The pornographic photo-ops of naked men wearing women's panties, forced to masturbate for the camera while hooded and chained, stacked in pyramids or posed in pseudo acts of fornication, became the focus of the administration's outcry (outrage would be too strong a word choice for how the military brass and politicians responded), and served as an easy scapegoat to distract from the more appalling and morbid reality of what went down in Abu Ghraib.

Morris' extensive interviews with his characters manage to provoke revelation and confession. In the discussion after the showing of the film, Morris responded to criticism of his paying people to sit for interviews. His claim: they wouldn't have done it otherwise especially given how successful his documentaries have become - if he's making money, so should they the thinking goes.

"It is difficult to ask people for such an investment of time without taking care of them in some way — and that may involve paying them, " Morris said in defense. "I paid the 'bad apples' because they asked to be paid, and they would not have been interviewed otherwise. Without these extensive interviews, no one would ever know their stories. I can live with it."

Would Hartman or any of the other soldiers and civilian consultants said or done anything different had they gone unpaid by Morris? I doubt it. And, more importantly, the story needed to be told. If earning a day's pay for talking in front of a camera means we are all exposed to the complexities of what went on at Abu Ghraib, then so be it.

The bigger question is what have we learned from the photographs and the photographers who took them? What did the photographs reveal about what really happened there, or of what went on in the minds of the soldiers who participated?

And how, in the end of the film, could the abuse captured in the photographs be defined as Standard Operating Procedure (SOP)? Where official military doctrine exists, SOPs will usually adhere to the official doctrine - and in a war managed from a distance by the likes of Rumsfeld, Cheney and Ashcroft who explicitly accept interrogation "by any means," official doctrine translates to approval of abuse and torture. Among a group of reservists with little military experience and no military police or interrogation training, SOPs and official doctrine were defined by a combination of what they saw anonymous interrogators from the CIA and private contractors perform mixed with their own base instincts in a screwed-up, nasty hovel of a prison-home-base camp in the middle of the desert.
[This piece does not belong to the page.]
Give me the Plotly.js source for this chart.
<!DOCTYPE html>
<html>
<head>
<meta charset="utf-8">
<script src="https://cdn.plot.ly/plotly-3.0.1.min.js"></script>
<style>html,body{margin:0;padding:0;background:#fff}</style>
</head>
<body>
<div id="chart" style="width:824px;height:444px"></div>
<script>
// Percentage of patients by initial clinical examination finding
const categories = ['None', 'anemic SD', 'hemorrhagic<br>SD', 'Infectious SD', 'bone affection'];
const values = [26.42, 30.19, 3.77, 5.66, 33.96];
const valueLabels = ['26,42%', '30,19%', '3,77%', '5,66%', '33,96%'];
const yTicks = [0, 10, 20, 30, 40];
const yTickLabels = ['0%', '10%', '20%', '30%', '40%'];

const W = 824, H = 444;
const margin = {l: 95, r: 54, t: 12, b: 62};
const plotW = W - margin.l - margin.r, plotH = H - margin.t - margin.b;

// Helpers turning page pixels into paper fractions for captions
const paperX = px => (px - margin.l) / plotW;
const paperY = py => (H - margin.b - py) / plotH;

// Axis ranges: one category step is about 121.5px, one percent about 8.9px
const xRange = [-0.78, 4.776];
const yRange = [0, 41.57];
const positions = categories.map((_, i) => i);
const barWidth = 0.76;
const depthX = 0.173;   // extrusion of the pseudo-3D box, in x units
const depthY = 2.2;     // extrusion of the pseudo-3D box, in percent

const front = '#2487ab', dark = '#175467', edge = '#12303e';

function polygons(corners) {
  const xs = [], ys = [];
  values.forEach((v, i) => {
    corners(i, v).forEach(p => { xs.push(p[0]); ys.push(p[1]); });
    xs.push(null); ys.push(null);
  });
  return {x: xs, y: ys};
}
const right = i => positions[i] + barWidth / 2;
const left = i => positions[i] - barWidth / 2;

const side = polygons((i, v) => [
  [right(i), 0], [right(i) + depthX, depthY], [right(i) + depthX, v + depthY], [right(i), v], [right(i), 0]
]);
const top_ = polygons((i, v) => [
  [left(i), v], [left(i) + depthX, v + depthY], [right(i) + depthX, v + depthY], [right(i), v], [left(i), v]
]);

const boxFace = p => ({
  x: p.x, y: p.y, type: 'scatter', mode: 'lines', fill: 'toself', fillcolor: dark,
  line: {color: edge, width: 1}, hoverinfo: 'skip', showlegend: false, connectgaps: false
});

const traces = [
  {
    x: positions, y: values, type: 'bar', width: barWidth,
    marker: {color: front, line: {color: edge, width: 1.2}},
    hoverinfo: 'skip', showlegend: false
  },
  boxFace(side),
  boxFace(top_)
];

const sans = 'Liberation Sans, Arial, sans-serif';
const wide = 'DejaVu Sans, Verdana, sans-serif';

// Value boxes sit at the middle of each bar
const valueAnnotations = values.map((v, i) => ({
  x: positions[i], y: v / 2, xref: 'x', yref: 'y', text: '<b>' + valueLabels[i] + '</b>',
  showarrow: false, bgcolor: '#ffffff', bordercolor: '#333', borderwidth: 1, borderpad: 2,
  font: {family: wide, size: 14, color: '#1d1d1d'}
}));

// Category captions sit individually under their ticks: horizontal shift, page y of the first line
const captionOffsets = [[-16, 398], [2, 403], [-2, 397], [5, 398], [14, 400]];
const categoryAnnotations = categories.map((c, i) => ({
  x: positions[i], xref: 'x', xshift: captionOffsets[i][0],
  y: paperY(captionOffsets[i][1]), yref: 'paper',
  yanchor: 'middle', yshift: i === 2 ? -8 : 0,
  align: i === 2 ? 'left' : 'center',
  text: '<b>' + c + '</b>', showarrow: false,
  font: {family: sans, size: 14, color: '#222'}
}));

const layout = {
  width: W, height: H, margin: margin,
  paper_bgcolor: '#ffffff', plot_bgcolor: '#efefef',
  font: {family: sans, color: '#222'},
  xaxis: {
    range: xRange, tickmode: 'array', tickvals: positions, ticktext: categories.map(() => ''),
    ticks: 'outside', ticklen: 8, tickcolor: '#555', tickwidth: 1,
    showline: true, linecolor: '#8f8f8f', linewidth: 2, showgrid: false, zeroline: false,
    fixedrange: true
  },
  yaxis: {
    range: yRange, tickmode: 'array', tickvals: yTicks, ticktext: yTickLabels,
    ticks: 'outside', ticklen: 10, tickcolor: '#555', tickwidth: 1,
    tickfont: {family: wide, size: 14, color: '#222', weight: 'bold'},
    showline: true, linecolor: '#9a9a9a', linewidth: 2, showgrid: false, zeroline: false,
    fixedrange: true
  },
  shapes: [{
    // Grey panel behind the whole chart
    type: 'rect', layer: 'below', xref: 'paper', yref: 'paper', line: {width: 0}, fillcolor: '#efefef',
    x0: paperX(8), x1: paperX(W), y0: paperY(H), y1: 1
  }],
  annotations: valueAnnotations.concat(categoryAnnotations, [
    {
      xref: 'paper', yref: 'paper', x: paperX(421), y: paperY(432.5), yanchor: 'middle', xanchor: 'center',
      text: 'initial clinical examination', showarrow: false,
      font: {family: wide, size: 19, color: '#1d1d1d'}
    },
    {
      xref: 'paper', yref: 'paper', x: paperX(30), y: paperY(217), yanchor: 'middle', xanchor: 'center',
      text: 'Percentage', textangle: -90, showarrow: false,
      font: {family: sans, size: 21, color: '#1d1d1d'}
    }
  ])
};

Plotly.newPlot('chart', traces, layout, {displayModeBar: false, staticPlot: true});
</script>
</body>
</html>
The film also touches, then, on the question of the complicity of officers and administrators high-up in the Bush Administration in the acts of prisoner abuse and torture when the foot soldiers were told to make a prisoner's life miserable, and when prisoners held by highly-trained operatives left the prison in body bags. Will a war crimes tribunal one day bring the men in suits to justice?
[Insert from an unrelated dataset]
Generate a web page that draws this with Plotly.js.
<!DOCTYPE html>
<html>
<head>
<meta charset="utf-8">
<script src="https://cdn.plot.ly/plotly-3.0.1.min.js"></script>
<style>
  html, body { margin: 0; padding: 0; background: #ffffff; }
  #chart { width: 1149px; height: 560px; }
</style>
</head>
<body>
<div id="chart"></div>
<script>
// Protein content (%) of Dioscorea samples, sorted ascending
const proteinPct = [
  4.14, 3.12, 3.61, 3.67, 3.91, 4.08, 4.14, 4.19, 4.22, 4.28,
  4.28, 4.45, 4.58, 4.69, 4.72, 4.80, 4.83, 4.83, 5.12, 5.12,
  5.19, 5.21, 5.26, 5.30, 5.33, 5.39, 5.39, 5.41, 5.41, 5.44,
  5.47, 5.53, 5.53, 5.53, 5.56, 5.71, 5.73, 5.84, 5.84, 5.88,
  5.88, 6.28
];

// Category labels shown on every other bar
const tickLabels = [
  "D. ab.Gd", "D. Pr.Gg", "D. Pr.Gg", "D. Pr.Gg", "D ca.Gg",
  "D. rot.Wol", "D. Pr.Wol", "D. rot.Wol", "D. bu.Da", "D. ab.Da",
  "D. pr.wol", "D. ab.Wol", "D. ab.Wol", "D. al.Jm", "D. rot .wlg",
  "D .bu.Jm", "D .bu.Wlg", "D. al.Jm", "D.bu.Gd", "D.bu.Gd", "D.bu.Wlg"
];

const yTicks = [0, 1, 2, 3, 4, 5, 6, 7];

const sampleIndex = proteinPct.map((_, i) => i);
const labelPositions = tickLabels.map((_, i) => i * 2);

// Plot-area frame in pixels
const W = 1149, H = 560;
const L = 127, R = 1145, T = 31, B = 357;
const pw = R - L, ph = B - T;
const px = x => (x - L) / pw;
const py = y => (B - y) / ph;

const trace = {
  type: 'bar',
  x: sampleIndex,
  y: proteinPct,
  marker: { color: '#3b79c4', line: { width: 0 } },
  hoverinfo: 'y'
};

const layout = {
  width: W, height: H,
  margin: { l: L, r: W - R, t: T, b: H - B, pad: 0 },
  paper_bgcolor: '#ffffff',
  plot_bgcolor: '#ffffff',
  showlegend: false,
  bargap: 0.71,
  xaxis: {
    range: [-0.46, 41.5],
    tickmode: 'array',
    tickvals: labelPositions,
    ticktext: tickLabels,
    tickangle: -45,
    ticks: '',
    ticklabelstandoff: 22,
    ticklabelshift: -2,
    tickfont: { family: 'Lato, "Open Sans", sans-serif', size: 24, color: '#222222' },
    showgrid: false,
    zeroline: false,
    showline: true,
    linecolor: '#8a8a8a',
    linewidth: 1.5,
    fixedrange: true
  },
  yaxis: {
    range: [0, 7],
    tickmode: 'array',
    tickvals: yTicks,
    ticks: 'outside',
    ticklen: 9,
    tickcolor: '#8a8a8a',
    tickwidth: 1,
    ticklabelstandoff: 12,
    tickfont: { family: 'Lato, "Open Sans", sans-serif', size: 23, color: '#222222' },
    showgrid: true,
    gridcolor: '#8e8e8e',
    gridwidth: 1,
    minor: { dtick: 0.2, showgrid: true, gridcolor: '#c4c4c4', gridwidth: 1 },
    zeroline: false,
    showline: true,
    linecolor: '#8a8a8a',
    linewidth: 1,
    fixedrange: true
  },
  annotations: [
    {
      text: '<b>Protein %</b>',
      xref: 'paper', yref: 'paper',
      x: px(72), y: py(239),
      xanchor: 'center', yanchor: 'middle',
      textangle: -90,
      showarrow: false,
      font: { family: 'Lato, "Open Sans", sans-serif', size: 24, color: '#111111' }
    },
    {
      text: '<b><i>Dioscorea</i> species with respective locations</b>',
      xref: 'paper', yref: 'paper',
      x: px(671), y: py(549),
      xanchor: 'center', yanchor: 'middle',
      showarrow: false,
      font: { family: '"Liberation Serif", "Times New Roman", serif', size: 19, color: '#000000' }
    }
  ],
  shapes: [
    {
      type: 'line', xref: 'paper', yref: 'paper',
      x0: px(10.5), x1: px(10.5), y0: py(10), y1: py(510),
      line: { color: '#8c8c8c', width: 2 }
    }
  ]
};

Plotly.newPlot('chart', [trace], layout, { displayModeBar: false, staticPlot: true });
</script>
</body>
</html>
At it's most profound and haunting level, the film asks the question of what in the American psyche allowed the women and men at Abu Ghraib to pull the stunts they did, and what's more, to make photo trophies of it all?

The late Susan Sontag, writing in The New York Times Magazine, saw the Abu Ghraib events as evidence of the pervasive sickness of American culture where pornography, violence and an obsession to document and publicize our most personal - even deviant - lives. "Soldiers now pose, thumbs up, before the atrocities they commit," Sontag wrote, "and send the pictures to their buddies. Secrets of private life that, formerly, you would have given anything to conceal, you now clamor to be invited on a television show to reveal."
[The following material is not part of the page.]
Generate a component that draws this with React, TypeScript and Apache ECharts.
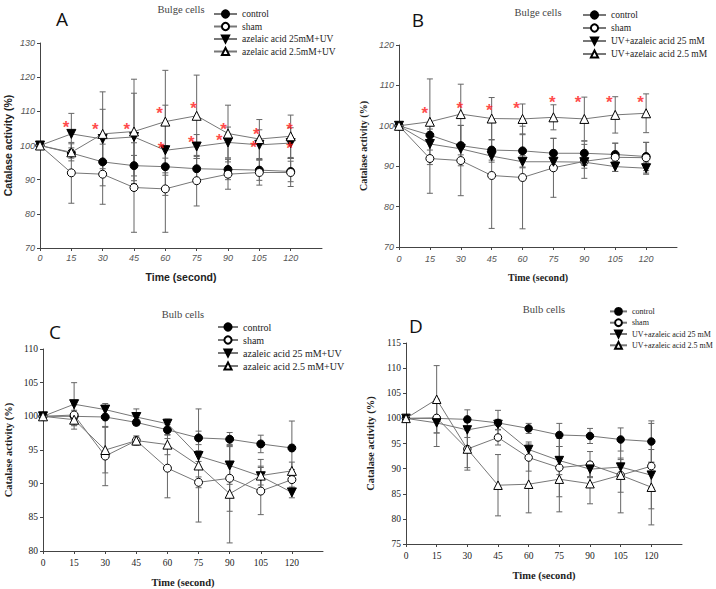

When violence, pornography, humiliation and killing are acceptable in mainstream culture, whether perpetrated against "enemy combatants" in the Middle East or as urban gang members, addicts or immigrant workers trying to "sneak" into America, we will continue to sell television series like 24 and video games like Grand Theft Auto; we will see more Abu Ghraibs and Gitmos - if soldiers are foolish enough to keep taking the pictures.

And if Ashcroft in his testimony before Congress continues to defend the atrocities at Abu Ghraib, Guantanomo and countless other secret interrogation and prison cells around the world, then we know that the sickness in the popular culture of America extends to the highest reaches or lowest depths of our political culture, as well.